More Chinese officials arrived in Taiwan yesterday to keep abreast of search efforts to find Chinese tourists who have been missing since deadly landslides were triggered by Typhoon Megi last week.
Man Hongwei (滿宏衛), director of the China National Tourism Administration’s Department of Affairs on Tourism of Hong Kong, Macao and Taiwan, who doubles as secretary-general of China’s quasi-official Cross-Strait Tourism Association (CSTA), reached Taipei around noon with four other officials.
After meeting with CSTA officials posted in Taiwan, Man said he planned to visit the accident site on the Suhua Highway where a bus carrying 19 tourists from China’s Guangdong Province is thought to have plunged from the road into the Pacific Ocean during stormy weather. All people on the bus, including a Taiwanese tour guide and driver, were still missing yesterday.
PHOTO: CNA
Zhang Shenglin (張勝林), deputy secretary-general of Beijing’s quasi-official Association for -Relations Across the Taiwan Strait, also arrived in Taiwan yesterday.
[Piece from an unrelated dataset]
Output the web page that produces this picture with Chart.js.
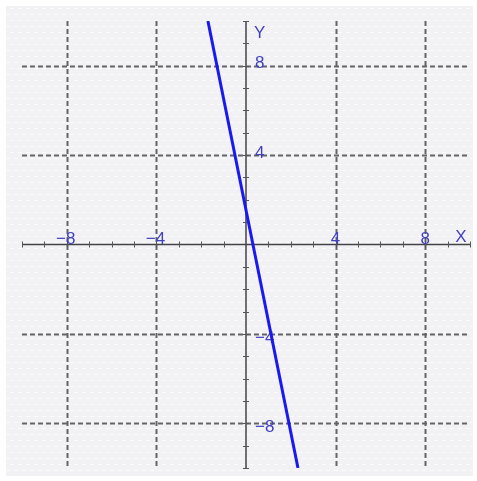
<!DOCTYPE html>
<html>
<head>
<meta charset="utf-8">
<script src="https://cdn.jsdelivr.net/npm/chart.js@4"></script>
<style>
  html, body { margin: 0; padding: 0; background: #ffffff; }
  canvas { display: block; }
</style>
</head>
<body>
<canvas id="graph" width="477" height="481"></canvas>
<script>
// axis range
const xRange = [-10, 10];
const yRange = [-10, 10];

// dashed grid lines and their labels
const xGridValues = [-8, -4, 4, 8];
const xTickLabels = ['\u22128', '\u22124', '4', '8'];
const yGridValues = [8, 4, -4, -8];
const yTickLabels = ['8', '4', '\u22124', '\u22128'];

// small tick marks on the axes
const minorTicks = [-10, -9, -8, -7, -6, -5, -4, -3, -2, -1, 1, 2, 3, 4, 5, 6, 7, 8, 9, 10];

// the plotted line (end points)
const lineX = [-1.7, 2.32];
const lineY = [10, -10];

const gridPlugin = {
    id: 'gridPlugin',
    beforeDraw(chart) {
        const ctx = chart.ctx;
        ctx.save();
        ctx.fillStyle = '#f2f2f5';
        ctx.fillRect(6, 6, 467, 470);
        // faint texture
        ctx.fillStyle = '#fbfbfd';
        for (let y = 8; y < 476; y += 6) {
            for (let x = 6 + (y % 12 === 2 ? 0 : 4); x < 473; x += 8) {
                ctx.fillRect(x, y, 4, 1);
            }
        }
        ctx.restore();
    },
    beforeDatasetsDraw(chart) {
        const ctx = chart.ctx;
        const xs = chart.scales.x;
        const ys = chart.scales.y;
        const area = chart.chartArea;
        const x0 = xs.getPixelForValue(0);
        const y0 = ys.getPixelForValue(0);

        ctx.save();
        // dashed grid
        ctx.strokeStyle = '#646468';
        ctx.lineWidth = 2;
        ctx.setLineDash([5, 3]);
        xGridValues.forEach(v => {
            const px = Math.round(xs.getPixelForValue(v)) + 0.5;
            ctx.beginPath();
            ctx.moveTo(px, area.top);
            ctx.lineTo(px, area.bottom);
            ctx.stroke();
        });
        yGridValues.forEach(v => {
            const py = Math.round(ys.getPixelForValue(v)) + 0.5;
            ctx.beginPath();
            ctx.moveTo(area.left, py);
            ctx.lineTo(area.right, py);
            ctx.stroke();
        });
        ctx.setLineDash([]);

        // axes
        ctx.strokeStyle = '#444448';
        ctx.lineWidth = 1.5;
        ctx.beginPath();
        ctx.moveTo(area.left, y0);
        ctx.lineTo(area.right, y0);
        ctx.moveTo(x0, area.top);
        ctx.lineTo(x0, area.bottom);
        ctx.stroke();

        // tick marks
        ctx.lineWidth = 1;
        ctx.strokeStyle = '#55555a';
        ctx.beginPath();
        minorTicks.forEach(v => {
            const px = Math.round(xs.getPixelForValue(v)) + 0.5;
            ctx.moveTo(px, y0 - 3);
            ctx.lineTo(px, y0 + 3);
            const py = Math.round(ys.getPixelForValue(v)) + 0.5;
            ctx.moveTo(x0 - 3, py);
            ctx.lineTo(x0 + 3, py);
        });
        ctx.stroke();

        // labels
        ctx.fillStyle = '#4242c0';
        ctx.font = '17px "Liberation Sans", Arial, sans-serif';
        ctx.textAlign = 'center';
        ctx.textBaseline = 'alphabetic';
        xGridValues.forEach((v, i) => {
            ctx.fillText(xTickLabels[i], xs.getPixelForValue(v) + (v < 0 ? -1 : 0), y0 - 1);
        });
        ctx.fillText('X', xs.getPixelForValue(9.6), y0 - 3);

        ctx.textAlign = 'left';
        ctx.textBaseline = 'middle';
        yGridValues.forEach((v, i) => {
            const off = v > 0 ? -2 : 4;
            ctx.fillText(yTickLabels[i], x0 + 9, ys.getPixelForValue(v) + off);
        });
        ctx.fillText('Y', x0 + 8, ys.getPixelForValue(9.45));
        ctx.restore();
    }
};

new Chart(document.getElementById('graph'), {
    type: 'scatter',
    data: {
        datasets: [{
            data: lineX.map((x, i) => ({ x: x, y: lineY[i] })),
            showLine: true,
            borderColor: '#1a1aee',
            borderWidth: 3,
            pointRadius: 0,
            fill: false
        }]
    },
    options: {
        responsive: false,
        animation: false,
        layout: { padding: { left: 22, right: 7, top: 21, bottom: 13 } },
        scales: {
            x: { type: 'linear', min: xRange[0], max: xRange[1], display: false },
            y: { type: 'linear', min: yRange[0], max: yRange[1], display: false }
        },
        plugins: {
            legend: { display: false },
            tooltip: { enabled: false }
        }
    },
    plugins: [gridPlugin]
});
</script>
</body>
</html>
Meanwhile, 36 relatives of the 19 missing tourists visited the cliff edge at the east coast highway’s 112.8km marker yesterday to get as close as possible to the spot where the ill-fated bus went missing.
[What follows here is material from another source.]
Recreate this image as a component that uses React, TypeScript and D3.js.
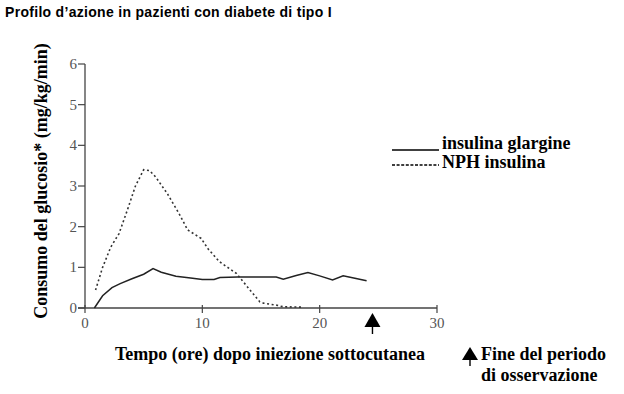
import React from "react";
import * as d3 from "d3";

const title = "Profilo d’azione in pazienti con diabete di tipo I";
const yLabel = "Consumo del glucosio* (mg/kg/min)";
const xLabel = "Tempo (ore) dopo iniezione sottocutanea";
const seriesNames = ["insulina glargine", "NPH insulina"];
const arrowNote = ["Fine del periodo", "di osservazione"];
const xTicks = [0, 10, 20, 30];
const yTicks = [0, 1, 2, 3, 4, 5, 6];
const endOfObservation = 24.5;

const glargineX = [0.8, 1.5, 2.3, 3, 4, 5, 5.8, 6.5, 7.75, 9, 10, 11, 11.5, 13, 14, 15, 16.3, 16.9, 18, 19, 20, 21.1, 22, 23, 24];
const glargineY = [0, 0.3, 0.5, 0.6, 0.72, 0.83, 0.97, 0.88, 0.78, 0.74, 0.7, 0.7, 0.75, 0.76, 0.76, 0.76, 0.76, 0.71, 0.8, 0.87, 0.79, 0.69, 0.79, 0.73, 0.67];

const nphX = [0.9, 1.5, 2.2, 2.9, 3.6, 4.3, 5.0, 5.5, 6.0, 7.0, 8.0, 8.75, 9.9, 10.5, 11.45, 12.9, 14.3, 14.9, 15.2, 16.3, 16.9, 18.6];
const nphY = [0.44, 1.0, 1.5, 1.83, 2.4, 3.0, 3.4, 3.38, 3.23, 2.82, 2.33, 1.92, 1.71, 1.45, 1.14, 0.85, 0.36, 0.15, 0.12, 0.07, 0.03, 0.02];

export default function App() {
  const W = 624, H = 394;
  const x = d3.scaleLinear().domain([0, 30]).range([85, 437]);
  const y = d3.scaleLinear().domain([0, 6]).range([308, 64]);
  const line = d3.line<[number, number]>().x(d => x(d[0])).y(d => y(d[1]));
  const gl = glargineX.map((v, i) => [v, glargineY[i]] as [number, number]);
  const np = nphX.map((v, i) => [v, nphY[i]] as [number, number]);
  const serif = "'Liberation Serif', 'Times New Roman', serif";
  const axisColor = "#444";
  const ax = x(endOfObservation);
  const big = 18;
  return (
    <svg width={W} height={H} style={{ position: "absolute", left: 0, top: 0, background: "#fff" }}>
      <text x={5} y={17} fontFamily="'Liberation Sans', Arial, sans-serif" fontSize={14} letterSpacing={0.3} fontWeight="bold" fill="#000">{title}</text>
      {/* y axis */}
      <line x1={x(0)} x2={x(0)} y1={y(6)} y2={y(0)} stroke={axisColor} strokeWidth={1.3} />
      {yTicks.map(t => (
        <g key={"y" + t}>
          <line x1={x(0) - 7} x2={x(0)} y1={y(t)} y2={y(t)} stroke={axisColor} strokeWidth={1.2} />
          <text x={x(0) - 8} y={y(t) + 5} textAnchor="end" fontFamily={serif} fontSize={15} fill="#555">{t}</text>
        </g>
      ))}
      {/* x axis */}
      <line x1={x(0) - 7} x2={x(30)} y1={y(0)} y2={y(0)} stroke={axisColor} strokeWidth={1.3} />
      {xTicks.map(t => (
        <g key={"x" + t}>
          <line x1={x(t)} x2={x(t)} y1={y(0) - 3} y2={y(0) + 5} stroke={axisColor} strokeWidth={1.2} />
          <text x={x(t)} y={y(0) + 20} textAnchor="middle" fontFamily={serif} fontSize={15} fill="#555">{t}</text>
        </g>
      ))}
      {/* lines */}
      <path d={line(gl) || ""} fill="none" stroke="#222" strokeWidth={1.5} />
      <path d={line(np) || ""} fill="none" stroke="#333" strokeWidth={1.6} strokeDasharray="2 2.6" />
      {/* end of observation arrow */}
      <path d={`M${ax},${y(0) + 5} L${ax + 8},${y(0) + 19} L${ax - 8},${y(0) + 19} Z`} fill="#000" />
      <line x1={ax} x2={ax} y1={y(0) + 18} y2={y(0) + 26} stroke="#000" strokeWidth={1.4} />
      {/* y label */}
      <text transform={`translate(47,181) rotate(-90)`} textAnchor="middle" fontFamily={serif} fontSize={big} fontWeight="bold" fill="#000">{yLabel}</text>
      {/* x label */}
      <text x={270} y={360} textAnchor="middle" fontFamily={serif} fontSize={big} fontWeight="bold" fill="#000">{xLabel}</text>
      {/* arrow legend */}
      <path d="M470,347 L478,360 L462,360 Z" fill="#000" />
      <line x1={470} x2={470} y1={359} y2={366} stroke="#000" strokeWidth={1.4} />
      <text x={481} y={360} fontFamily={serif} fontSize={big} fontWeight="bold" fill="#000">{arrowNote[0]}</text>
      <text x={481} y={381} fontFamily={serif} fontSize={big} fontWeight="bold" fill="#000">{arrowNote[1]}</text>
      {/* legend */}
      <line x1={392} x2={439} y1={150} y2={150} stroke="#000" strokeWidth={1.3} />
      <text x={442} y={149} fontFamily={serif} fontSize={big} fontWeight="bold" fill="#000">{seriesNames[0]}</text>
      <line x1={392} x2={439} y1={165} y2={165} stroke="#000" strokeWidth={1.3} strokeDasharray="3 1.6" />
      <text x={442} y={168} fontFamily={serif} fontSize={big} fontWeight="bold" fill="#000">{seriesNames[1]}</text>
    </svg>
  );
}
The family members requested that they be allowed to see the victims, dead or alive, and asked that all personal belongings found by the search team be taken back to China.
If needed, the family members will be accorded “one-on-one” assistance, said Yao Ta-kuang (姚大光), chairman of the Travel Agent Association of the Republic of China, adding that eight of the 19 missing tourists are officials of the Gongbei Land Taxation Bureau in Zhuhai.
Aside from the 21 people, three other Taiwanese travelers also remain unaccounted for.
Minister of the Interior Jiang Yi-huah (江宜樺) said manual excavation began yesterday at the 114.5km marker of the highway, where metal detectors indicated metallic debris under the rubble in nine different locations.
The Taiwanese military has dispatched helicopters, patrol boats and Marine Corps divers to comb the areas near the landslides from all directions. To further the search, the Central Emergency Operation Center said it had asked the navy to evaluate the feasibility of mobilizing a mine sweeper to scope out the waters below the 114.5km marker of the devastated highway.
Rescuers were considering using a boat to deliver excavators to the location because the area is not safe for helicopter landing.
At the 116km marker, metal detectors were also to be used to check for possible traces of buried vehicles, Jiang said.